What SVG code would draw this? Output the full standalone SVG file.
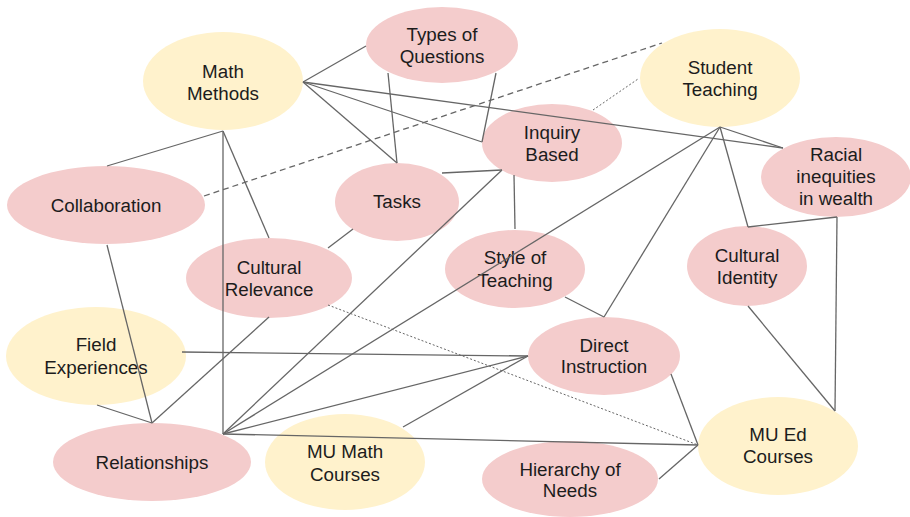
<svg xmlns="http://www.w3.org/2000/svg" width="910" height="517" viewBox="0 0 910 517">
  <style>
    .pink { fill: #f4cccc; }
    .gold { fill: #fff2cc; }
    .lbl { font-family: "Liberation Sans", Arial, sans-serif; font-size: 18.8px; fill: #1c1c1c; text-anchor: middle; }
    .edge { stroke: #666; stroke-width: 1.3; fill: none; }
    .dash { stroke-dasharray: 6 4; }
    .dot { stroke-dasharray: 2 2; stroke-width: 1; }
  </style>
  <rect width="910" height="517" fill="#fff"/>

  <g id="nodes">
    <g id="math-methods">
      <ellipse class="gold" cx="223" cy="81" rx="80" ry="49"/>
      <text class="lbl" x="223" y="78">Math</text>
      <text class="lbl" x="223" y="100">Methods</text>
    </g>
    <g id="types-of-questions">
      <ellipse class="pink" cx="442" cy="45" rx="76" ry="38"/>
      <text class="lbl" x="442" y="41">Types of</text>
      <text class="lbl" x="442" y="63">Questions</text>
    </g>
    <g id="student-teaching">
      <ellipse class="gold" cx="720" cy="78" rx="80" ry="49"/>
      <text class="lbl" x="720" y="74">Student</text>
      <text class="lbl" x="720" y="96">Teaching</text>
    </g>
    <g id="inquiry-based">
      <ellipse class="pink" cx="552" cy="143" rx="70" ry="39"/>
      <text class="lbl" x="552" y="139">Inquiry</text>
      <text class="lbl" x="552" y="161">Based</text>
    </g>
    <g id="racial-inequities">
      <ellipse class="pink" cx="836" cy="177" rx="75" ry="40"/>
      <text class="lbl" x="836" y="161">Racial</text>
      <text class="lbl" x="836" y="183">inequities</text>
      <text class="lbl" x="836" y="205">in wealth</text>
    </g>
    <g id="collaboration">
      <ellipse class="pink" cx="106" cy="205" rx="99" ry="39"/>
      <text class="lbl" x="106" y="212">Collaboration</text>
    </g>
    <g id="tasks">
      <ellipse class="pink" cx="397" cy="202" rx="62" ry="39"/>
      <text class="lbl" x="397" y="208">Tasks</text>
    </g>
    <g id="cultural-relevance">
      <ellipse class="pink" cx="269" cy="278" rx="83" ry="40"/>
      <text class="lbl" x="269" y="274">Cultural</text>
      <text class="lbl" x="269" y="296">Relevance</text>
    </g>
    <g id="style-of-teaching">
      <ellipse class="pink" cx="515" cy="269" rx="70" ry="39"/>
      <text class="lbl" x="515" y="264">Style of</text>
      <text class="lbl" x="515" y="287">Teaching</text>
    </g>
    <g id="cultural-identity">
      <ellipse class="pink" cx="747" cy="266" rx="60" ry="40"/>
      <text class="lbl" x="747" y="262">Cultural</text>
      <text class="lbl" x="747" y="284">Identity</text>
    </g>
    <g id="field-experiences">
      <ellipse class="gold" cx="96" cy="356" rx="90" ry="49"/>
      <text class="lbl" x="96" y="351">Field</text>
      <text class="lbl" x="96" y="374">Experiences</text>
    </g>
    <g id="direct-instruction">
      <ellipse class="pink" cx="604" cy="356" rx="76" ry="39"/>
      <text class="lbl" x="604" y="352">Direct</text>
      <text class="lbl" x="604" y="373">Instruction</text>
    </g>
    <g id="relationships">
      <ellipse class="pink" cx="152" cy="462" rx="99" ry="39"/>
      <text class="lbl" x="152" y="469">Relationships</text>
    </g>
    <g id="mu-math-courses">
      <ellipse class="gold" cx="345" cy="462" rx="80" ry="48"/>
      <text class="lbl" x="345" y="458">MU Math</text>
      <text class="lbl" x="345" y="481">Courses</text>
    </g>
    <g id="hierarchy-of-needs">
      <ellipse class="pink" cx="570" cy="479" rx="88" ry="38"/>
      <text class="lbl" x="570" y="476">Hierarchy of</text>
      <text class="lbl" x="570" y="497">Needs</text>
    </g>
    <g id="mu-ed-courses">
      <ellipse class="gold" cx="778" cy="446" rx="80" ry="49"/>
      <text class="lbl" x="778" y="441">MU Ed</text>
      <text class="lbl" x="778" y="463">Courses</text>
    </g>
  </g>

  <g id="connectors">
    <!-- Math Methods -->
    <line class="edge" x1="303" y1="82" x2="366" y2="46"/>
    <line class="edge" x1="303" y1="82" x2="397" y2="163"/>
    <line class="edge" x1="303" y1="82" x2="482" y2="142"/>
    <line class="edge" x1="303" y1="82" x2="783" y2="148"/>
    <line class="edge" x1="223" y1="131" x2="107" y2="166"/>
    <line class="edge" x1="223" y1="131" x2="269" y2="238"/>
    <line class="edge" x1="223" y1="131" x2="223" y2="434"/>
    <!-- Types of Questions -->
    <line class="edge" x1="388" y1="73" x2="397" y2="163"/>
    <line class="edge" x1="496" y1="73" x2="482" y2="142"/>
    <!-- Student Teaching -->
    <line class="edge" x1="720" y1="127" x2="783" y2="148"/>
    <line class="edge" x1="720" y1="127" x2="223" y2="434"/>
    <line class="edge" x1="720" y1="127" x2="604" y2="317"/>
    <line class="edge" x1="720" y1="127" x2="748" y2="227"/>
    <line class="edge dash" x1="204" y1="196" x2="662" y2="43"/>
    <line class="edge dot" x1="593" y1="110" x2="638" y2="79"/>
    <!-- Tasks / Inquiry / Style -->
    <line class="edge" x1="442" y1="173" x2="502" y2="170"/>
    <line class="edge" x1="353" y1="229" x2="328" y2="248"/>
    <line class="edge" x1="502" y1="170" x2="223" y2="434"/>
    <line class="edge" x1="514" y1="175" x2="515" y2="229"/>
    <line class="edge" x1="565" y1="297" x2="604" y2="317"/>
    <!-- Relationships -->
    <line class="edge" x1="107" y1="245" x2="152" y2="423"/>
    <line class="edge" x1="97" y1="405" x2="152" y2="423"/>
    <line class="edge" x1="269" y1="317" x2="152" y2="423"/>
    <line class="edge" x1="223" y1="434" x2="528" y2="356"/>
    <line class="edge" x1="223" y1="434" x2="698" y2="445"/>
    <!-- Direct Instruction -->
    <line class="edge" x1="182" y1="352" x2="528" y2="356"/>
    <line class="edge" x1="403" y1="427" x2="528" y2="356"/>
    <line class="edge" x1="671" y1="374" x2="698" y2="445"/>
    <!-- MU Ed Courses -->
    <line class="edge dot" x1="328" y1="305" x2="698" y2="445"/>
    <line class="edge" x1="659" y1="479" x2="698" y2="445"/>
    <line class="edge" x1="748" y1="306" x2="835" y2="411"/>
    <line class="edge" x1="837" y1="217" x2="835" y2="411"/>
    <line class="edge" x1="748" y1="227" x2="837" y2="217"/>
  </g>
</svg>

============================================================

## Task directions
Return each line exactly as written. Any picture gets left out.

## Complete output
What SVG code would draw this? Output the full standalone SVG file.
<svg xmlns="http://www.w3.org/2000/svg" width="910" height="517" viewBox="0 0 910 517">
  <style>
    .pink { fill: #f4cccc; }
    .gold { fill: #fff2cc; }
    .lbl { font-family: "Liberation Sans", Arial, sans-serif; font-size: 18.8px; fill: #1c1c1c; text-anchor: middle; }
    .edge { stroke: #666; stroke-width: 1.3; fill: none; }
    .dash { stroke-dasharray: 6 4; }
    .dot { stroke-dasharray: 2 2; stroke-width: 1; }
  </style>
  <rect width="910" height="517" fill="#fff"/>

  <g id="nodes">
    <g id="math-methods">
      <ellipse class="gold" cx="223" cy="81" rx="80" ry="49"/>
      <text class="lbl" x="223" y="78">Math</text>
      <text class="lbl" x="223" y="100">Methods</text>
    </g>
    <g id="types-of-questions">
      <ellipse class="pink" cx="442" cy="45" rx="76" ry="38"/>
      <text class="lbl" x="442" y="41">Types of</text>
      <text class="lbl" x="442" y="63">Questions</text>
    </g>
    <g id="student-teaching">
      <ellipse class="gold" cx="720" cy="78" rx="80" ry="49"/>
      <text class="lbl" x="720" y="74">Student</text>
      <text class="lbl" x="720" y="96">Teaching</text>
    </g>
    <g id="inquiry-based">
      <ellipse class="pink" cx="552" cy="143" rx="70" ry="39"/>
      <text class="lbl" x="552" y="139">Inquiry</text>
      <text class="lbl" x="552" y="161">Based</text>
    </g>
    <g id="racial-inequities">
      <ellipse class="pink" cx="836" cy="177" rx="75" ry="40"/>
      <text class="lbl" x="836" y="161">Racial</text>
      <text class="lbl" x="836" y="183">inequities</text>
      <text class="lbl" x="836" y="205">in wealth</text>
    </g>
    <g id="collaboration">
      <ellipse class="pink" cx="106" cy="205" rx="99" ry="39"/>
      <text class="lbl" x="106" y="212">Collaboration</text>
    </g>
    <g id="tasks">
      <ellipse class="pink" cx="397" cy="202" rx="62" ry="39"/>
      <text class="lbl" x="397" y="208">Tasks</text>
    </g>
    <g id="cultural-relevance">
      <ellipse class="pink" cx="269" cy="278" rx="83" ry="40"/>
      <text class="lbl" x="269" y="274">Cultural</text>
      <text class="lbl" x="269" y="296">Relevance</text>
    </g>
    <g id="style-of-teaching">
      <ellipse class="pink" cx="515" cy="269" rx="70" ry="39"/>
      <text class="lbl" x="515" y="264">Style of</text>
      <text class="lbl" x="515" y="287">Teaching</text>
    </g>
    <g id="cultural-identity">
      <ellipse class="pink" cx="747" cy="266" rx="60" ry="40"/>
      <text class="lbl" x="747" y="262">Cultural</text>
      <text class="lbl" x="747" y="284">Identity</text>
    </g>
    <g id="field-experiences">
      <ellipse class="gold" cx="96" cy="356" rx="90" ry="49"/>
      <text class="lbl" x="96" y="351">Field</text>
      <text class="lbl" x="96" y="374">Experiences</text>
    </g>
    <g id="direct-instruction">
      <ellipse class="pink" cx="604" cy="356" rx="76" ry="39"/>
      <text class="lbl" x="604" y="352">Direct</text>
      <text class="lbl" x="604" y="373">Instruction</text>
    </g>
    <g id="relationships">
      <ellipse class="pink" cx="152" cy="462" rx="99" ry="39"/>
      <text class="lbl" x="152" y="469">Relationships</text>
    </g>
    <g id="mu-math-courses">
      <ellipse class="gold" cx="345" cy="462" rx="80" ry="48"/>
      <text class="lbl" x="345" y="458">MU Math</text>
      <text class="lbl" x="345" y="481">Courses</text>
    </g>
    <g id="hierarchy-of-needs">
      <ellipse class="pink" cx="570" cy="479" rx="88" ry="38"/>
      <text class="lbl" x="570" y="476">Hierarchy of</text>
      <text class="lbl" x="570" y="497">Needs</text>
    </g>
    <g id="mu-ed-courses">
      <ellipse class="gold" cx="778" cy="446" rx="80" ry="49"/>
      <text class="lbl" x="778" y="441">MU Ed</text>
      <text class="lbl" x="778" y="463">Courses</text>
    </g>
  </g>

  <g id="connectors">
    <!-- Math Methods -->
    <line class="edge" x1="303" y1="82" x2="366" y2="46"/>
    <line class="edge" x1="303" y1="82" x2="397" y2="163"/>
    <line class="edge" x1="303" y1="82" x2="482" y2="142"/>
    <line class="edge" x1="303" y1="82" x2="783" y2="148"/>
    <line class="edge" x1="223" y1="131" x2="107" y2="166"/>
    <line class="edge" x1="223" y1="131" x2="269" y2="238"/>
    <line class="edge" x1="223" y1="131" x2="223" y2="434"/>
    <!-- Types of Questions -->
    <line class="edge" x1="388" y1="73" x2="397" y2="163"/>
    <line class="edge" x1="496" y1="73" x2="482" y2="142"/>
    <!-- Student Teaching -->
    <line class="edge" x1="720" y1="127" x2="783" y2="148"/>
    <line class="edge" x1="720" y1="127" x2="223" y2="434"/>
    <line class="edge" x1="720" y1="127" x2="604" y2="317"/>
    <line class="edge" x1="720" y1="127" x2="748" y2="227"/>
    <line class="edge dash" x1="204" y1="196" x2="662" y2="43"/>
    <line class="edge dot" x1="593" y1="110" x2="638" y2="79"/>
    <!-- Tasks / Inquiry / Style -->
    <line class="edge" x1="442" y1="173" x2="502" y2="170"/>
    <line class="edge" x1="353" y1="229" x2="328" y2="248"/>
    <line class="edge" x1="502" y1="170" x2="223" y2="434"/>
    <line class="edge" x1="514" y1="175" x2="515" y2="229"/>
    <line class="edge" x1="565" y1="297" x2="604" y2="317"/>
    <!-- Relationships -->
    <line class="edge" x1="107" y1="245" x2="152" y2="423"/>
    <line class="edge" x1="97" y1="405" x2="152" y2="423"/>
    <line class="edge" x1="269" y1="317" x2="152" y2="423"/>
    <line class="edge" x1="223" y1="434" x2="528" y2="356"/>
    <line class="edge" x1="223" y1="434" x2="698" y2="445"/>
    <!-- Direct Instruction -->
    <line class="edge" x1="182" y1="352" x2="528" y2="356"/>
    <line class="edge" x1="403" y1="427" x2="528" y2="356"/>
    <line class="edge" x1="671" y1="374" x2="698" y2="445"/>
    <!-- MU Ed Courses -->
    <line class="edge dot" x1="328" y1="305" x2="698" y2="445"/>
    <line class="edge" x1="659" y1="479" x2="698" y2="445"/>
    <line class="edge" x1="748" y1="306" x2="835" y2="411"/>
    <line class="edge" x1="837" y1="217" x2="835" y2="411"/>
    <line class="edge" x1="748" y1="227" x2="837" y2="217"/>
  </g>
</svg>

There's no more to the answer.